LEE, C.J., IRVING AND GRIFFIS, P.JJ., BARNES, ISHEE, CARLTON, MAXWELL, RUSSELL AND FAIR, JJ., CONCUR.. The three consolidated appeals followed our opinion in Public Employees' Retirement Service v. Lee, 23 So.3d 528 (Miss.Ct.App.2009). In that case, internally designated as 2008-SA-0627, we reversed the circuit court's decision to deny PERS's motion to file an out-of-tíme appeal of the circuit court's conclusion that Lee was entitled to duty-related benefits. Id. at 532 (¶ 11). For brevity's sake, it should suffice to say that PERS prematurely filed 2009-SA-1630. PERS subsequently filed the appeal setting this opinion into motion.

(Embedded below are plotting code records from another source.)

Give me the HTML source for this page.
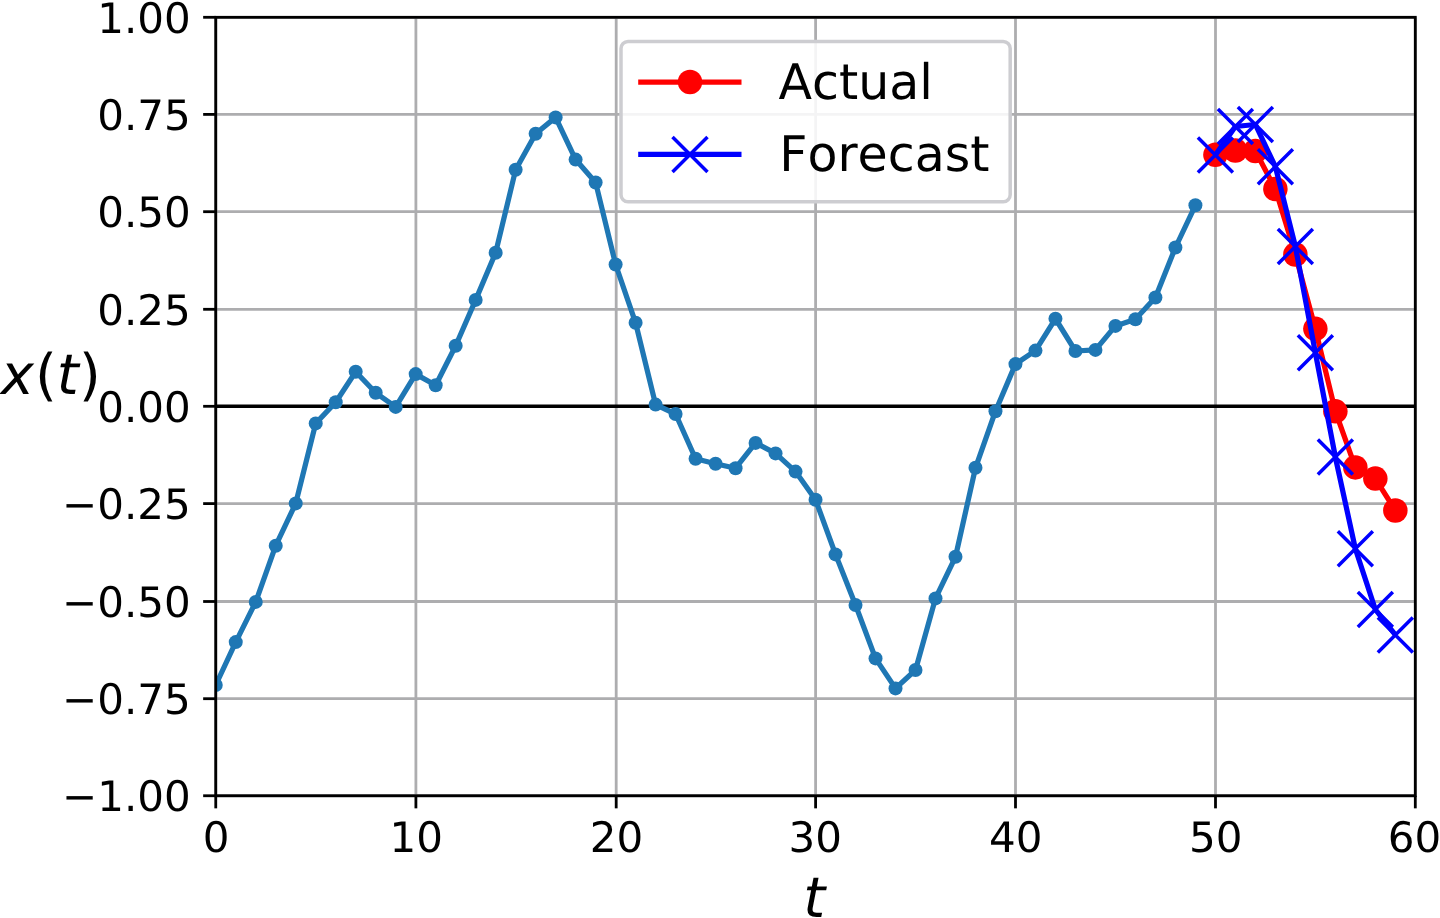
<!DOCTYPE html>
<html lang="en"><head><meta charset="utf-8"><title>Forecast plot</title>
<style>
html,body{margin:0;padding:0;background:#fff;}
body{width:1440px;height:918px;overflow:hidden;}
svg{display:block;}
text{font-family:"DejaVu Sans","Liberation Sans",sans-serif;fill:#000;font-kerning:none;text-rendering:geometricPrecision;}
.tk{font-size:42px;}
.lg{font-size:49px;}
.ax{font-size:56px;}
.it{font-style:italic;}
</style></head><body>
<svg width="1440" height="918" viewBox="0 0 1440 918">
<rect width="1440" height="918" fill="#fff"/>
<defs><clipPath id="c"><rect x="215.75" y="17.30" width="1199.55" height="778.45"/></clipPath>
<g id="xm"><path d="M-17.5,-17.5L17.5,17.5M-17.5,17.5L17.5,-17.5" stroke="#0000ff" stroke-width="3.5" fill="none"/></g>
</defs>
<g stroke="#adadaf" stroke-width="2.8" fill="none">
<line x1="215.75" y1="17.3" x2="215.75" y2="795.75"/>
<line x1="415.9" y1="17.3" x2="415.9" y2="795.75"/>
<line x1="616.2" y1="17.3" x2="616.2" y2="795.75"/>
<line x1="815.6" y1="17.3" x2="815.6" y2="795.75"/>
<line x1="1015.5" y1="17.3" x2="1015.5" y2="795.75"/>
<line x1="1215.5" y1="17.3" x2="1215.5" y2="795.75"/>
<line x1="1415.3" y1="17.3" x2="1415.3" y2="795.75"/>
<line x1="215.75" y1="17.3" x2="1415.3" y2="17.3"/>
<line x1="215.75" y1="114.4" x2="1415.3" y2="114.4"/>
<line x1="215.75" y1="211.7" x2="1415.3" y2="211.7"/>
<line x1="215.75" y1="309.3" x2="1415.3" y2="309.3"/>
<line x1="215.75" y1="406.3" x2="1415.3" y2="406.3"/>
<line x1="215.75" y1="503.6" x2="1415.3" y2="503.6"/>
<line x1="215.75" y1="601.5" x2="1415.3" y2="601.5"/>
<line x1="215.75" y1="698.7" x2="1415.3" y2="698.7"/>
<line x1="215.75" y1="795.75" x2="1415.3" y2="795.75"/>
</g>
<g clip-path="url(#c)">
<line x1="215.75" y1="406.3" x2="1420.3" y2="406.3" stroke="#000" stroke-width="3.5"/>
<polyline points="215.75,685.00 235.74,642.10 255.74,601.90 275.73,545.70 295.72,503.40 315.71,423.40 335.71,402.20 355.70,371.80 375.69,392.80 395.69,406.90 415.68,374.10 435.67,385.30 455.67,345.70 475.66,299.90 495.65,252.70 515.64,169.75 535.64,133.75 555.63,117.40 575.62,159.60 595.62,182.50 615.61,264.50 635.60,322.80 655.60,404.60 675.59,414.00 695.58,458.80 715.58,463.70 735.57,468.20 755.56,442.90 775.55,453.40 795.55,471.60 815.54,499.70 835.53,554.40 855.53,605.00 875.52,658.40 895.51,688.40 915.50,670.00 935.50,598.40 955.49,556.80 975.48,467.80 995.48,411.20 1015.47,364.10 1035.46,350.60 1055.46,318.75 1075.45,351.00 1095.44,349.90 1115.43,325.90 1135.43,319.30 1155.42,297.50 1175.41,247.50 1195.41,205.30" fill="none" stroke="#1f77b4" stroke-width="5.25" stroke-linejoin="round" stroke-linecap="butt"/>
<g fill="#1f77b4">
<circle cx="215.75" cy="685.00" r="7.0"/>
<circle cx="235.74" cy="642.10" r="7.0"/>
<circle cx="255.74" cy="601.90" r="7.0"/>
<circle cx="275.73" cy="545.70" r="7.0"/>
<circle cx="295.72" cy="503.40" r="7.0"/>
<circle cx="315.71" cy="423.40" r="7.0"/>
<circle cx="335.71" cy="402.20" r="7.0"/>
<circle cx="355.70" cy="371.80" r="7.0"/>
<circle cx="375.69" cy="392.80" r="7.0"/>
<circle cx="395.69" cy="406.90" r="7.0"/>
<circle cx="415.68" cy="374.10" r="7.0"/>
<circle cx="435.67" cy="385.30" r="7.0"/>
<circle cx="455.67" cy="345.70" r="7.0"/>
<circle cx="475.66" cy="299.90" r="7.0"/>
<circle cx="495.65" cy="252.70" r="7.0"/>
<circle cx="515.64" cy="169.75" r="7.0"/>
<circle cx="535.64" cy="133.75" r="7.0"/>
<circle cx="555.63" cy="117.40" r="7.0"/>
<circle cx="575.62" cy="159.60" r="7.0"/>
<circle cx="595.62" cy="182.50" r="7.0"/>
<circle cx="615.61" cy="264.50" r="7.0"/>
<circle cx="635.60" cy="322.80" r="7.0"/>
<circle cx="655.60" cy="404.60" r="7.0"/>
<circle cx="675.59" cy="414.00" r="7.0"/>
<circle cx="695.58" cy="458.80" r="7.0"/>
<circle cx="715.58" cy="463.70" r="7.0"/>
<circle cx="735.57" cy="468.20" r="7.0"/>
<circle cx="755.56" cy="442.90" r="7.0"/>
<circle cx="775.55" cy="453.40" r="7.0"/>
<circle cx="795.55" cy="471.60" r="7.0"/>
<circle cx="815.54" cy="499.70" r="7.0"/>
<circle cx="835.53" cy="554.40" r="7.0"/>
<circle cx="855.53" cy="605.00" r="7.0"/>
<circle cx="875.52" cy="658.40" r="7.0"/>
<circle cx="895.51" cy="688.40" r="7.0"/>
<circle cx="915.50" cy="670.00" r="7.0"/>
<circle cx="935.50" cy="598.40" r="7.0"/>
<circle cx="955.49" cy="556.80" r="7.0"/>
<circle cx="975.48" cy="467.80" r="7.0"/>
<circle cx="995.48" cy="411.20" r="7.0"/>
<circle cx="1015.47" cy="364.10" r="7.0"/>
<circle cx="1035.46" cy="350.60" r="7.0"/>
<circle cx="1055.46" cy="318.75" r="7.0"/>
<circle cx="1075.45" cy="351.00" r="7.0"/>
<circle cx="1095.44" cy="349.90" r="7.0"/>
<circle cx="1115.43" cy="325.90" r="7.0"/>
<circle cx="1135.43" cy="319.30" r="7.0"/>
<circle cx="1155.42" cy="297.50" r="7.0"/>
<circle cx="1175.41" cy="247.50" r="7.0"/>
<circle cx="1195.41" cy="205.30" r="7.0"/>
</g>
<polyline points="1215.40,154.80 1235.39,150.50 1255.39,151.00 1275.38,189.00 1295.37,254.50 1315.37,328.80 1335.36,411.30 1355.35,467.40 1375.34,478.60 1395.34,510.50" fill="none" stroke="#ff0000" stroke-width="5.25" stroke-linejoin="round"/>
<g fill="#ff0000">
<circle cx="1215.40" cy="154.80" r="12.25"/>
<circle cx="1235.39" cy="150.50" r="12.25"/>
<circle cx="1255.39" cy="151.00" r="12.25"/>
<circle cx="1275.38" cy="189.00" r="12.25"/>
<circle cx="1295.37" cy="254.50" r="12.25"/>
<circle cx="1315.37" cy="328.80" r="12.25"/>
<circle cx="1335.36" cy="411.30" r="12.25"/>
<circle cx="1355.35" cy="467.40" r="12.25"/>
<circle cx="1375.34" cy="478.60" r="12.25"/>
<circle cx="1395.34" cy="510.50" r="12.25"/>
</g>
<polyline points="1215.40,155.00 1235.39,126.50 1255.39,124.50 1275.38,166.70 1295.37,246.50 1315.37,352.70 1335.36,457.10 1355.35,548.70 1375.34,609.50 1395.34,634.90" fill="none" stroke="#0000ff" stroke-width="5.25" stroke-linejoin="round"/>
<use href="#xm" x="1215.40" y="155.00"/>
<use href="#xm" x="1235.39" y="126.50"/>
<use href="#xm" x="1255.39" y="124.50"/>
<use href="#xm" x="1275.38" y="166.70"/>
<use href="#xm" x="1295.37" y="246.50"/>
<use href="#xm" x="1315.37" y="352.70"/>
<use href="#xm" x="1335.36" y="457.10"/>
<use href="#xm" x="1355.35" y="548.70"/>
<use href="#xm" x="1375.34" y="609.50"/>
<use href="#xm" x="1395.34" y="634.90"/>
</g>
<rect x="215.75" y="17.3" width="1199.55" height="778.45" fill="none" stroke="#000" stroke-width="2.8"/>
<g stroke="#000" stroke-width="2.8">
<line x1="215.75" y1="795.75" x2="215.75" y2="808.35"/>
<line x1="415.9" y1="795.75" x2="415.9" y2="808.35"/>
<line x1="616.2" y1="795.75" x2="616.2" y2="808.35"/>
<line x1="815.6" y1="795.75" x2="815.6" y2="808.35"/>
<line x1="1015.5" y1="795.75" x2="1015.5" y2="808.35"/>
<line x1="1215.5" y1="795.75" x2="1215.5" y2="808.35"/>
<line x1="1415.3" y1="795.75" x2="1415.3" y2="808.35"/>
<line x1="215.75" y1="17.3" x2="203.15" y2="17.3"/>
<line x1="215.75" y1="114.4" x2="203.15" y2="114.4"/>
<line x1="215.75" y1="211.7" x2="203.15" y2="211.7"/>
<line x1="215.75" y1="309.3" x2="203.15" y2="309.3"/>
<line x1="215.75" y1="406.3" x2="203.15" y2="406.3"/>
<line x1="215.75" y1="503.6" x2="203.15" y2="503.6"/>
<line x1="215.75" y1="601.5" x2="203.15" y2="601.5"/>
<line x1="215.75" y1="698.7" x2="203.15" y2="698.7"/>
<line x1="215.75" y1="795.75" x2="203.15" y2="795.75"/>
</g>
<g class="tk" text-anchor="middle">
<text x="216.05" y="852.2">0</text>
<text x="416.20" y="852.2">10</text>
<text x="616.50" y="852.2">20</text>
<text x="815.30" y="852.2">30</text>
<text x="1015.80" y="852.2">40</text>
<text x="1215.70" y="852.2">50</text>
<text x="1414.40" y="852.2">60</text>
</g>
<g class="tk" text-anchor="end">
<text x="190.8" y="32.50">1.00</text>
<text x="190.8" y="129.60">0.75</text>
<text x="190.8" y="226.90">0.50</text>
<text x="190.8" y="324.50">0.25</text>
<text x="190.8" y="421.50">0.00</text>
<text x="190.8" y="518.80">−0.25</text>
<text x="190.8" y="616.70">−0.50</text>
<text x="190.8" y="713.90">−0.75</text>
<text x="190.8" y="810.95">−1.00</text>
</g>
<text class="ax it" x="814.3" y="916.6" text-anchor="middle">t</text>
<text class="ax" y="394"><tspan class="it" x="0.8">x</tspan><tspan x="35.1">(</tspan><tspan class="it" x="56.8">t</tspan><tspan x="78.9">)</tspan></text>
<rect x="621.0" y="41.5" width="389.2" height="160.3" rx="7" ry="7" fill="#fff" fill-opacity="0.87" stroke="#cdcdd1" stroke-width="3.5"/>
<line x1="638.2" y1="82" x2="741.5" y2="82" stroke="#ff0000" stroke-width="5.25"/>
<circle cx="690" cy="82" r="12.25" fill="#ff0000"/>
<line x1="638.2" y1="154.4" x2="741.5" y2="154.4" stroke="#0000ff" stroke-width="5.25"/>
<use href="#xm" x="690" y="154.4"/>
<text class="lg" x="778.5" y="98.8">Actual</text>
<text class="lg" x="779.3" y="171.2">Forecast</text>
</svg></body></html>
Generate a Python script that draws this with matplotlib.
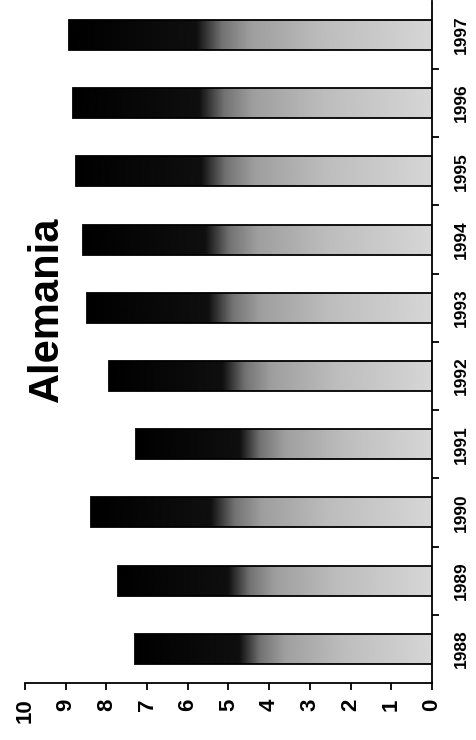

. The parties’ briefs refer to "Dr. Collum," but they do not specify this physician's first name. As best we can tell, the parties are referring to Dr. Thomas Cullom III, a neurosurgeon who practices in Flowood, Mississippi.
. According to the DAC’s proposed findings of fact and conclusions of law, Lee preferred to obtain duty-related disability benefits based on an unspecified tax benefit above regular disability benefits.